╭──
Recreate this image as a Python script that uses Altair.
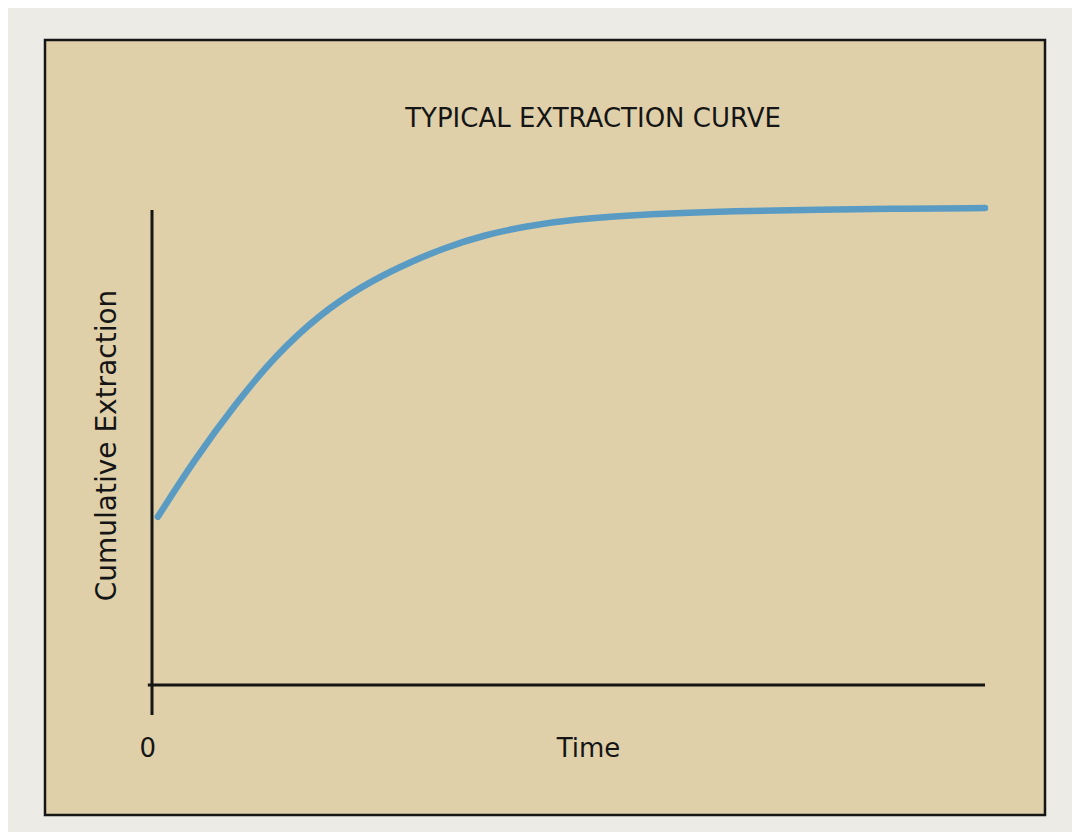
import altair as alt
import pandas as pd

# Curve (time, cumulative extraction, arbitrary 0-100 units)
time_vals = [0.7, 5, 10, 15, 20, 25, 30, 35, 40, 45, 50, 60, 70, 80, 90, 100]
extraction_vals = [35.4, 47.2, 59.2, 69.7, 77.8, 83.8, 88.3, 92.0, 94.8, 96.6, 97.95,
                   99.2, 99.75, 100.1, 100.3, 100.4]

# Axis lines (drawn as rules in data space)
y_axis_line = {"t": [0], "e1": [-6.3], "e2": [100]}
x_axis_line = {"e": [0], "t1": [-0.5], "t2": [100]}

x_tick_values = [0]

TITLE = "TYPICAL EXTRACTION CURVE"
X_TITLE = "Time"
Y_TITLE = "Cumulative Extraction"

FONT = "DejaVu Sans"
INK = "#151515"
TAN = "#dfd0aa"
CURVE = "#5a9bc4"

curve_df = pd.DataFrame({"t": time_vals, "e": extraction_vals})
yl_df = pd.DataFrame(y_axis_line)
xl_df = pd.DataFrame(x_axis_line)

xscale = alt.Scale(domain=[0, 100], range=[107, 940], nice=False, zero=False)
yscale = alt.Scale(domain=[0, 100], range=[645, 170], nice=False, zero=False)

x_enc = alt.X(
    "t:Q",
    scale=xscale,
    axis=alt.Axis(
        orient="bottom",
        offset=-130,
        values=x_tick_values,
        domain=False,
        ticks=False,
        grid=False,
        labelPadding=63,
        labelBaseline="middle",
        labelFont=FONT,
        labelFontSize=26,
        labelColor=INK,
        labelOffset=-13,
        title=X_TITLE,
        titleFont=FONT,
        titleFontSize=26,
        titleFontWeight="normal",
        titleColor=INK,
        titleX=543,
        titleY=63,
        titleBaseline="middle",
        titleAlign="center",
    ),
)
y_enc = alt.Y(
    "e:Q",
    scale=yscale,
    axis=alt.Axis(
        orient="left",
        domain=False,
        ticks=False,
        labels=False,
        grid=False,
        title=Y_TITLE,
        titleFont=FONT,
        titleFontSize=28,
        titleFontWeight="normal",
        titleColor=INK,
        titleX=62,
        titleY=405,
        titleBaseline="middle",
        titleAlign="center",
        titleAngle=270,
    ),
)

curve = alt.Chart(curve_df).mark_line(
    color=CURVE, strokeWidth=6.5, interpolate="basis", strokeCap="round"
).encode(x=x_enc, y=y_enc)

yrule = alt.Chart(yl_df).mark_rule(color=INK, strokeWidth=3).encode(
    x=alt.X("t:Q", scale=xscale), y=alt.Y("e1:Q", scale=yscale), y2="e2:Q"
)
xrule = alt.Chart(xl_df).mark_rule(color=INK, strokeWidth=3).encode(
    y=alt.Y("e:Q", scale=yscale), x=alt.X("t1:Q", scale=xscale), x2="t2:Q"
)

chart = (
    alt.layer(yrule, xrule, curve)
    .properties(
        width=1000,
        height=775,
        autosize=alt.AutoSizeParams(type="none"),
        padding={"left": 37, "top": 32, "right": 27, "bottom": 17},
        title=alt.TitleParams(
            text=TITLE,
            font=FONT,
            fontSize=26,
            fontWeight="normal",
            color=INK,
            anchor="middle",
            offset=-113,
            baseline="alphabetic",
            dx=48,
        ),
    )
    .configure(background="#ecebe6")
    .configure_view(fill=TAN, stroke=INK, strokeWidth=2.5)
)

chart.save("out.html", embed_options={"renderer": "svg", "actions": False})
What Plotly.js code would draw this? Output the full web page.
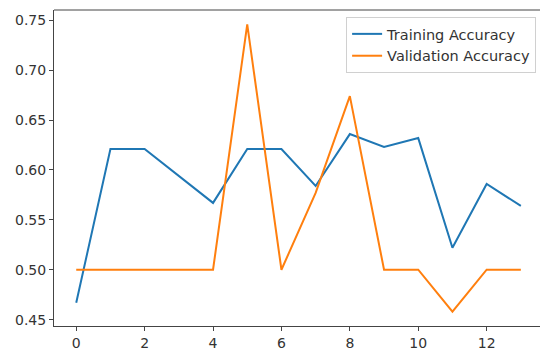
╰──
▸ Written instruction
Copy nothing but the lines from the top of the data down to the line containing "xl_df = pd.DataFrame(x_axis_line)", and leave the pictures out.

▸ Answer in full
Recreate this image as a Python script that uses Altair.
import altair as alt
import pandas as pd

# Curve (time, cumulative extraction, arbitrary 0-100 units)
time_vals = [0.7, 5, 10, 15, 20, 25, 30, 35, 40, 45, 50, 60, 70, 80, 90, 100]
extraction_vals = [35.4, 47.2, 59.2, 69.7, 77.8, 83.8, 88.3, 92.0, 94.8, 96.6, 97.95,
                   99.2, 99.75, 100.1, 100.3, 100.4]

# Axis lines (drawn as rules in data space)
y_axis_line = {"t": [0], "e1": [-6.3], "e2": [100]}
x_axis_line = {"e": [0], "t1": [-0.5], "t2": [100]}

x_tick_values = [0]

TITLE = "TYPICAL EXTRACTION CURVE"
X_TITLE = "Time"
Y_TITLE = "Cumulative Extraction"

FONT = "DejaVu Sans"
INK = "#151515"
TAN = "#dfd0aa"
CURVE = "#5a9bc4"

curve_df = pd.DataFrame({"t": time_vals, "e": extraction_vals})
yl_df = pd.DataFrame(y_axis_line)
xl_df = pd.DataFrame(x_axis_line)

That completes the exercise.